[Exercise instructions]:
In your copy, leave out the pictures; write out all the data exactly.

[Data lines]:
-------------------------

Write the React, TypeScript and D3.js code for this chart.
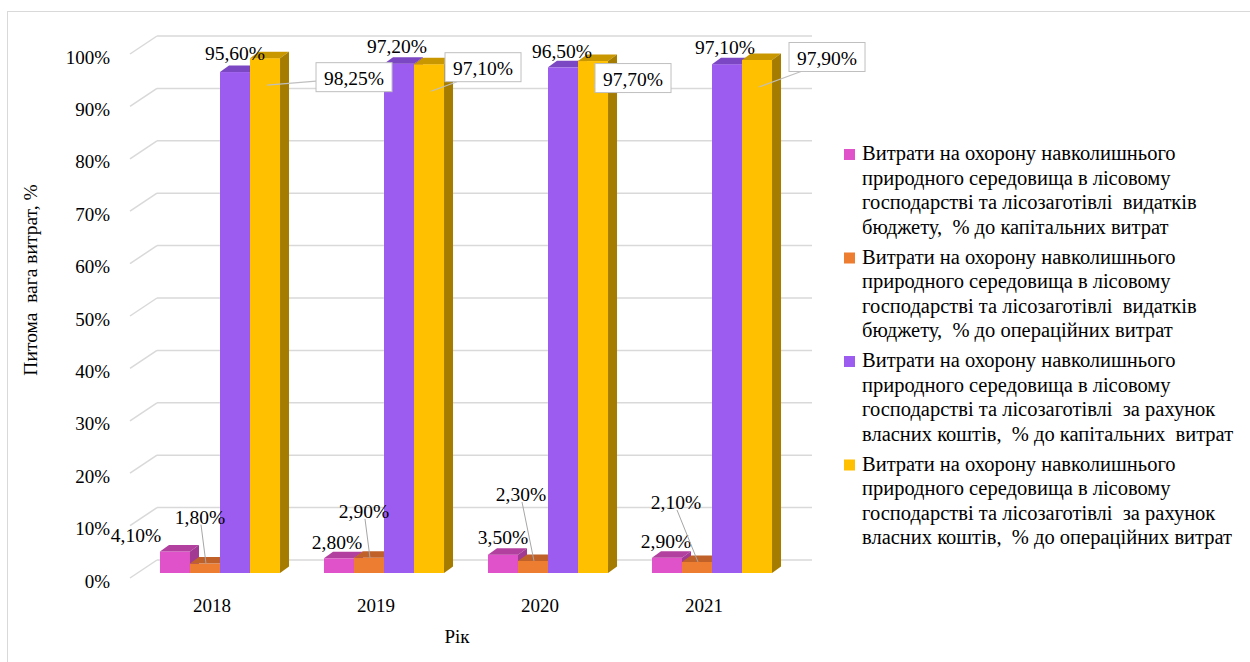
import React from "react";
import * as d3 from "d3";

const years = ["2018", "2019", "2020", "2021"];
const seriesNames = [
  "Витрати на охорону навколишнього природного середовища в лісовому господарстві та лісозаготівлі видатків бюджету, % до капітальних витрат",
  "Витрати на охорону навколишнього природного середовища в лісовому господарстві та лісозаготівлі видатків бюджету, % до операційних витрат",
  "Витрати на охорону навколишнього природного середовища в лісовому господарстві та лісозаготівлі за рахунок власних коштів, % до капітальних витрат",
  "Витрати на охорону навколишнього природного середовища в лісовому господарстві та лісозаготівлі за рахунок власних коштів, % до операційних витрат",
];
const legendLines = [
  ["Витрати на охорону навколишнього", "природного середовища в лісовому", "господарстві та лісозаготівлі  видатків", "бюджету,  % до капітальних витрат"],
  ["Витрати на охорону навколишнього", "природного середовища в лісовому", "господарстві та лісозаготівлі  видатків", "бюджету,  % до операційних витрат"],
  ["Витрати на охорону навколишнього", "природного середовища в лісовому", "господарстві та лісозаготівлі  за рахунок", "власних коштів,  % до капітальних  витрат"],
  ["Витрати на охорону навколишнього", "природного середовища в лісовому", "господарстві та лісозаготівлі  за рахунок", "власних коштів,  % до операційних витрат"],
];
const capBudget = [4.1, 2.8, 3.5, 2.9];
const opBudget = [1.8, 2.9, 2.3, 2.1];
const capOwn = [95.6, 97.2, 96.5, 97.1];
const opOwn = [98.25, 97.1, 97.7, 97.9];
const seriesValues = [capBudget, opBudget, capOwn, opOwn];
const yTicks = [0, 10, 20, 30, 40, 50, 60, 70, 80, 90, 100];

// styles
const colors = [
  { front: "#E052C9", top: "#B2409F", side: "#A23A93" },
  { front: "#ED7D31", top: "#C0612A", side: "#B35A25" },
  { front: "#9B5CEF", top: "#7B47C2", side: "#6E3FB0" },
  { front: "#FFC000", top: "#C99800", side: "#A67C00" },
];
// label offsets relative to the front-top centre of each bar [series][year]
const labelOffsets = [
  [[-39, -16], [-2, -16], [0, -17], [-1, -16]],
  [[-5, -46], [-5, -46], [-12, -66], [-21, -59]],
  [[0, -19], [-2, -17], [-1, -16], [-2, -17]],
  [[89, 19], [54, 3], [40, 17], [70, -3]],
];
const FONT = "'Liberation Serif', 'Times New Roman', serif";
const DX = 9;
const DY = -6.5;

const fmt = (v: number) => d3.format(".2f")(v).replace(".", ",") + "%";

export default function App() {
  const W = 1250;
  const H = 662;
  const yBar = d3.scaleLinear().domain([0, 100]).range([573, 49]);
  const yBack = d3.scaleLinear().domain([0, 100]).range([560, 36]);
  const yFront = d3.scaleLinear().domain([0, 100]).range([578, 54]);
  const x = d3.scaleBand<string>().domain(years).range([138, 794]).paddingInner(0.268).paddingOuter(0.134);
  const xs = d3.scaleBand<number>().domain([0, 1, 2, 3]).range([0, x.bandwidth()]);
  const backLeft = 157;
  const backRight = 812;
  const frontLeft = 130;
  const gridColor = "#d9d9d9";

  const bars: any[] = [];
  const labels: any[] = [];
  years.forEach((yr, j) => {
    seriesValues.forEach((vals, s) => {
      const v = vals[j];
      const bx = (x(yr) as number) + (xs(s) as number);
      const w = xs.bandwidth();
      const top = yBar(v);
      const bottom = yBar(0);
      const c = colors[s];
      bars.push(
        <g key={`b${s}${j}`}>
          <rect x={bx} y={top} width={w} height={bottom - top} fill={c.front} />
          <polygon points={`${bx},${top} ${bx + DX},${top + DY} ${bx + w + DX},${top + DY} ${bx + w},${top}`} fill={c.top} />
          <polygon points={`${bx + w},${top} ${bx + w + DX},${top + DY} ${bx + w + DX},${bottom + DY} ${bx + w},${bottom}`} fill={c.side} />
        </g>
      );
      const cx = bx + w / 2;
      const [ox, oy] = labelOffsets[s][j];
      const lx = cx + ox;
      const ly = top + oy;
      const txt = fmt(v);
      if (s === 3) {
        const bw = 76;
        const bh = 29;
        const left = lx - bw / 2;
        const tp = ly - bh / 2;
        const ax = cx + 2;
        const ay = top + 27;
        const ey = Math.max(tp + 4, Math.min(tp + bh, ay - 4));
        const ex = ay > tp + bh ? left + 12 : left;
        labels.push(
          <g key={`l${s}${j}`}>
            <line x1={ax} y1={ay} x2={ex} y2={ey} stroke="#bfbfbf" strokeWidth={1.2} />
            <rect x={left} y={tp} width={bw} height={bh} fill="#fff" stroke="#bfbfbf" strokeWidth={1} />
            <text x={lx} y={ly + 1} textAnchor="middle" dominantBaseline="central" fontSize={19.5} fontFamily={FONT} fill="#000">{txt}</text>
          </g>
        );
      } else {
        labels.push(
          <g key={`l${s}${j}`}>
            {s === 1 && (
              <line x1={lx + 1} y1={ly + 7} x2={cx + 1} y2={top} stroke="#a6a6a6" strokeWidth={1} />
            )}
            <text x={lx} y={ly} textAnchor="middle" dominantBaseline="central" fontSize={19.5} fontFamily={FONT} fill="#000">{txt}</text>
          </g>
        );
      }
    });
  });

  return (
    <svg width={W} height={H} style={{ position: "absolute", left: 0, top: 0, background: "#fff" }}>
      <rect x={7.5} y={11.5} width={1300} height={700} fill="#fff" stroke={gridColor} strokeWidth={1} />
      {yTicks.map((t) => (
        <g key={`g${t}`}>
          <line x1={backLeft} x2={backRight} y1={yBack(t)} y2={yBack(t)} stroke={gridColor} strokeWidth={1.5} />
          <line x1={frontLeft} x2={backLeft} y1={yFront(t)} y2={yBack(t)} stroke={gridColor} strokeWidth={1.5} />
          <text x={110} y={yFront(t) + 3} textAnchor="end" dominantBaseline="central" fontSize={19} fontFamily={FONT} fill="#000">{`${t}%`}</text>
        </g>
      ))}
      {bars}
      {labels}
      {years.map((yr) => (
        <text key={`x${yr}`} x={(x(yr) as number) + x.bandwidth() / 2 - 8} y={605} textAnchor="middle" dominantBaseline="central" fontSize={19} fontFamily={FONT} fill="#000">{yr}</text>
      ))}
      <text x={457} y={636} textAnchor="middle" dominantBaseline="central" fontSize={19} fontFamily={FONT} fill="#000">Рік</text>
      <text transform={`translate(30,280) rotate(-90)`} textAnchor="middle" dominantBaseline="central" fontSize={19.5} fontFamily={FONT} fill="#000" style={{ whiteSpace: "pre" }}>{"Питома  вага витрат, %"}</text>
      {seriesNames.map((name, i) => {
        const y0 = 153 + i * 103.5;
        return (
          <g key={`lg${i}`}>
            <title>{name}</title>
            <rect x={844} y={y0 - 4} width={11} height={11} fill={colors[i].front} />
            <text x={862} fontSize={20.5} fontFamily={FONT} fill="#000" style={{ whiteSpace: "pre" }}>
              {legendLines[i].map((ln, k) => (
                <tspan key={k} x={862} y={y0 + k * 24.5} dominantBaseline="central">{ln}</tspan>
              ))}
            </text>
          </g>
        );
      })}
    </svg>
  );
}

-------------------------

[Answer]:
Write the React, TypeScript and D3.js code for this chart.
import React from "react";
import * as d3 from "d3";

const years = ["2018", "2019", "2020", "2021"];
const seriesNames = [
  "Витрати на охорону навколишнього природного середовища в лісовому господарстві та лісозаготівлі видатків бюджету, % до капітальних витрат",
  "Витрати на охорону навколишнього природного середовища в лісовому господарстві та лісозаготівлі видатків бюджету, % до операційних витрат",
  "Витрати на охорону навколишнього природного середовища в лісовому господарстві та лісозаготівлі за рахунок власних коштів, % до капітальних витрат",
  "Витрати на охорону навколишнього природного середовища в лісовому господарстві та лісозаготівлі за рахунок власних коштів, % до операційних витрат",
];
const legendLines = [
  ["Витрати на охорону навколишнього", "природного середовища в лісовому", "господарстві та лісозаготівлі  видатків", "бюджету,  % до капітальних витрат"],
  ["Витрати на охорону навколишнього", "природного середовища в лісовому", "господарстві та лісозаготівлі  видатків", "бюджету,  % до операційних витрат"],
  ["Витрати на охорону навколишнього", "природного середовища в лісовому", "господарстві та лісозаготівлі  за рахунок", "власних коштів,  % до капітальних  витрат"],
  ["Витрати на охорону навколишнього", "природного середовища в лісовому", "господарстві та лісозаготівлі  за рахунок", "власних коштів,  % до операційних витрат"],
];
const capBudget = [4.1, 2.8, 3.5, 2.9];
const opBudget = [1.8, 2.9, 2.3, 2.1];
const capOwn = [95.6, 97.2, 96.5, 97.1];
const opOwn = [98.25, 97.1, 97.7, 97.9];
const seriesValues = [capBudget, opBudget, capOwn, opOwn];
const yTicks = [0, 10, 20, 30, 40, 50, 60, 70, 80, 90, 100];

// styles
const colors = [
  { front: "#E052C9", top: "#B2409F", side: "#A23A93" },
  { front: "#ED7D31", top: "#C0612A", side: "#B35A25" },
  { front: "#9B5CEF", top: "#7B47C2", side: "#6E3FB0" },
  { front: "#FFC000", top: "#C99800", side: "#A67C00" },
];
// label offsets relative to the front-top centre of each bar [series][year]
const labelOffsets = [
  [[-39, -16], [-2, -16], [0, -17], [-1, -16]],
  [[-5, -46], [-5, -46], [-12, -66], [-21, -59]],
  [[0, -19], [-2, -17], [-1, -16], [-2, -17]],
  [[89, 19], [54, 3], [40, 17], [70, -3]],
];
const FONT = "'Liberation Serif', 'Times New Roman', serif";
const DX = 9;
const DY = -6.5;

const fmt = (v: number) => d3.format(".2f")(v).replace(".", ",") + "%";

export default function App() {
  const W = 1250;
  const H = 662;
  const yBar = d3.scaleLinear().domain([0, 100]).range([573, 49]);
  const yBack = d3.scaleLinear().domain([0, 100]).range([560, 36]);
  const yFront = d3.scaleLinear().domain([0, 100]).range([578, 54]);
  const x = d3.scaleBand<string>().domain(years).range([138, 794]).paddingInner(0.268).paddingOuter(0.134);
  const xs = d3.scaleBand<number>().domain([0, 1, 2, 3]).range([0, x.bandwidth()]);
  const backLeft = 157;
  const backRight = 812;
  const frontLeft = 130;
  const gridColor = "#d9d9d9";

  const bars: any[] = [];
  const labels: any[] = [];
  years.forEach((yr, j) => {
    seriesValues.forEach((vals, s) => {
      const v = vals[j];
      const bx = (x(yr) as number) + (xs(s) as number);
      const w = xs.bandwidth();
      const top = yBar(v);
      const bottom = yBar(0);
      const c = colors[s];
      bars.push(
        <g key={`b${s}${j}`}>
          <rect x={bx} y={top} width={w} height={bottom - top} fill={c.front} />
          <polygon points={`${bx},${top} ${bx + DX},${top + DY} ${bx + w + DX},${top + DY} ${bx + w},${top}`} fill={c.top} />
          <polygon points={`${bx + w},${top} ${bx + w + DX},${top + DY} ${bx + w + DX},${bottom + DY} ${bx + w},${bottom}`} fill={c.side} />
        </g>
      );
      const cx = bx + w / 2;
      const [ox, oy] = labelOffsets[s][j];
      const lx = cx + ox;
      const ly = top + oy;
      const txt = fmt(v);
      if (s === 3) {
        const bw = 76;
        const bh = 29;
        const left = lx - bw / 2;
        const tp = ly - bh / 2;
        const ax = cx + 2;
        const ay = top + 27;
        const ey = Math.max(tp + 4, Math.min(tp + bh, ay - 4));
        const ex = ay > tp + bh ? left + 12 : left;
        labels.push(
          <g key={`l${s}${j}`}>
            <line x1={ax} y1={ay} x2={ex} y2={ey} stroke="#bfbfbf" strokeWidth={1.2} />
            <rect x={left} y={tp} width={bw} height={bh} fill="#fff" stroke="#bfbfbf" strokeWidth={1} />
            <text x={lx} y={ly + 1} textAnchor="middle" dominantBaseline="central" fontSize={19.5} fontFamily={FONT} fill="#000">{txt}</text>
          </g>
        );
      } else {
        labels.push(
          <g key={`l${s}${j}`}>
            {s === 1 && (
              <line x1={lx + 1} y1={ly + 7} x2={cx + 1} y2={top} stroke="#a6a6a6" strokeWidth={1} />
            )}
            <text x={lx} y={ly} textAnchor="middle" dominantBaseline="central" fontSize={19.5} fontFamily={FONT} fill="#000">{txt}</text>
          </g>
        );
      }
    });
  });

  return (
    <svg width={W} height={H} style={{ position: "absolute", left: 0, top: 0, background: "#fff" }}>
      <rect x={7.5} y={11.5} width={1300} height={700} fill="#fff" stroke={gridColor} strokeWidth={1} />
      {yTicks.map((t) => (
        <g key={`g${t}`}>
          <line x1={backLeft} x2={backRight} y1={yBack(t)} y2={yBack(t)} stroke={gridColor} strokeWidth={1.5} />
          <line x1={frontLeft} x2={backLeft} y1={yFront(t)} y2={yBack(t)} stroke={gridColor} strokeWidth={1.5} />
          <text x={110} y={yFront(t) + 3} textAnchor="end" dominantBaseline="central" fontSize={19} fontFamily={FONT} fill="#000">{`${t}%`}</text>
        </g>
      ))}
      {bars}
      {labels}
      {years.map((yr) => (
        <text key={`x${yr}`} x={(x(yr) as number) + x.bandwidth() / 2 - 8} y={605} textAnchor="middle" dominantBaseline="central" fontSize={19} fontFamily={FONT} fill="#000">{yr}</text>
      ))}
      <text x={457} y={636} textAnchor="middle" dominantBaseline="central" fontSize={19} fontFamily={FONT} fill="#000">Рік</text>
      <text transform={`translate(30,280) rotate(-90)`} textAnchor="middle" dominantBaseline="central" fontSize={19.5} fontFamily={FONT} fill="#000" style={{ whiteSpace: "pre" }}>{"Питома  вага витрат, %"}</text>
      {seriesNames.map((name, i) => {
        const y0 = 153 + i * 103.5;
        return (
          <g key={`lg${i}`}>
            <title>{name}</title>
            <rect x={844} y={y0 - 4} width={11} height={11} fill={colors[i].front} />
            <text x={862} fontSize={20.5} fontFamily={FONT} fill="#000" style={{ whiteSpace: "pre" }}>
              {legendLines[i].map((ln, k) => (
                <tspan key={k} x={862} y={y0 + k * 24.5} dominantBaseline="central">{ln}</tspan>
              ))}
            </text>
          </g>
        );
      })}
    </svg>
  );
}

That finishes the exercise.